CENT’ANNI FA
Quando l’America rimase all’asciutto

La sera del 15 gennaio 1920 migliaia di americani si riversarono nei negozi di liquori per un ultimo, triste, rifornimento: dovevano accaparrarsi tutte le bottiglie possibili, perché dal giorno dopo il Paese sarebbe rimasto “a secco”.
Iniziava il Proibizionismo, una nuova era: fabbricazione, vendita, importazione e trasporto di bevande alcoliche diventavano illegali. Anzi, peggio: un crimine federale. La battaglia contro l’alcol andava avanti da decenni, in realtà. I predicatori puritani la teorizzavano sin dal 19° secolo, supportati da società come la «American Anti-Saloon League», l’«Unione delle donne cristiane per la Temperanza» e anche dal famigerato «Ku Klux Klan».
Così, il Paese si era diviso tra i Wets (i “Bagnati”) e i Drys(gli “Asciutti”). Per i primi – liberali, intellettuali, immigrati delle grandi città – vietare l’alcol era solo moralismo bigotto.
Per gli “Asciutti” – in genere americani di lontane origini e protestanti – bere invece rappresentava il male assoluto: “i liquori sono responsabili del 25% della miseria, del 25% delle malattie mentali e del 50% dei crimini commessi!”, urlavano.
Il Proibizionismo serviva allora per proteggere la Nazione dalle influenze straniere. Un “Nobile Esperimento” per tutelare i valori dell’America contadina e rurale contro la decadenza delle metropoli invase dalla popolazione immigrata: del resto, l’ubriachezza era considerata un vizio tipico dei neri, dei proletari e anche dei cattolici.
Alla fine la tradizione aveva sconfitto la modernità e, appunto, il Proibizionismo era stato sancito dal 18° emendamento della Costituzione: ogni liquido con oltre lo 0,5% di alcol era bandito.
Ma questa crociata, la “moralizzazione” coatta di tutta la Nazione, fallì miseramente.
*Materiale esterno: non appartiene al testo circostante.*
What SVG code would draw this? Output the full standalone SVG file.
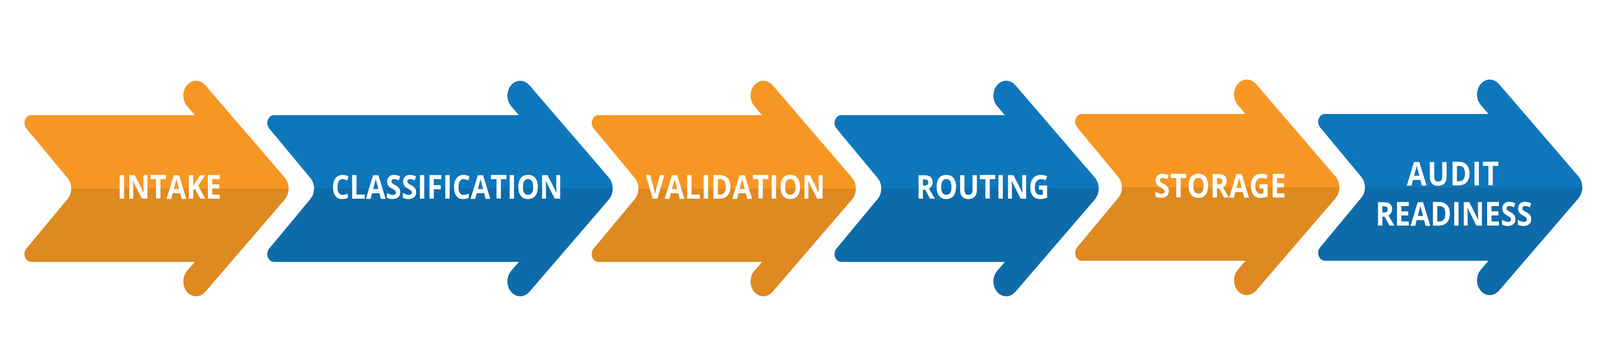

La stessa sera del 15 gennaio 1920, a Chicago, un treno fu rapinato da una banda. Il bottino: non dollari o diamanti, ma un carico di whisky.
La malavita, infatti, aveva già capito tutto: il commercio di alcolici avrebbe fruttato milioni.
Del resto, quando iniziò il contrabbando – raccontò Joe Bonanno, uno dei più noti mafiosi americani – «mi sembrava troppo bello per essere vero, i profitti erano enormi»: produrre un barile di birra costava meno di 5 dollari e si rivendeva a 36, e il whisky rendeva molto di più. Il tutto, naturalmente, “esentasse” e poco rischioso: gli spacciatori e i contrabbandieri venivano considerati come fornitori di servizi. E la corruzione della polizia e dei giudici faceva il resto. Così, in breve, nelle campagne spuntarono ovunque i Moonshine, le distillerie clandestine nascoste tra i boschi, e nelle città gli appartamenti, i capannoni, i bagni dei negozi si rifornirono di “alambicchi” e “fornelli speciali” per l’alcol.
Gli americani avevano sete e riempivano gli Speak-easy, bar clandestini nascosti nei retrobottega o nelle cantine, in cui si entrava con una parola d’ordine. Alla fine del 1920 a New York erano almeno 32 mila, contro i 15 mila bar “legali” di prima della proibizione. Certo, quel clima stimolò anche i “Roaring Twenties”: anni “ruggenti” di ricchezza, divertimento, Jazz e movimenti intellettuali. Ma, soprattutto, mentre lo Stato perdeva milioni di dollari di tasse – circa il 14% delle entrate totali – la malavita conquistava le città: naturale, con tre miliardi di giro di affari. In pratica, l’alcol era più redditizio della prostituzione, della droga e delle bische messe insieme.
Alla fine, con la criminalità fuori controllo e con la crisi economica del 1929, che mise gli Stati Uniti in ginocchio, ci pensò Franklin Delano Roosevelt: alle elezioni del 1932 uno dei suoi slogan fu «What America needs now is a drink» («Quello di cui ha bisogno l’America oggi è un drink»). Vinse con il 57% dei voti.
Il 5 dicembre 1933 il proibizionismo fu abolito e si chiuse un’epoca.
Nondimeno, i gangster come Al Capone e Lucky Luciano, con i loro eleganti abiti gessati, i fiori all’occhiello, i cappelli Fedora e, naturalmente, i mitra spianati per ottenere il controllo del territorio, entrarono di diritto nella storia.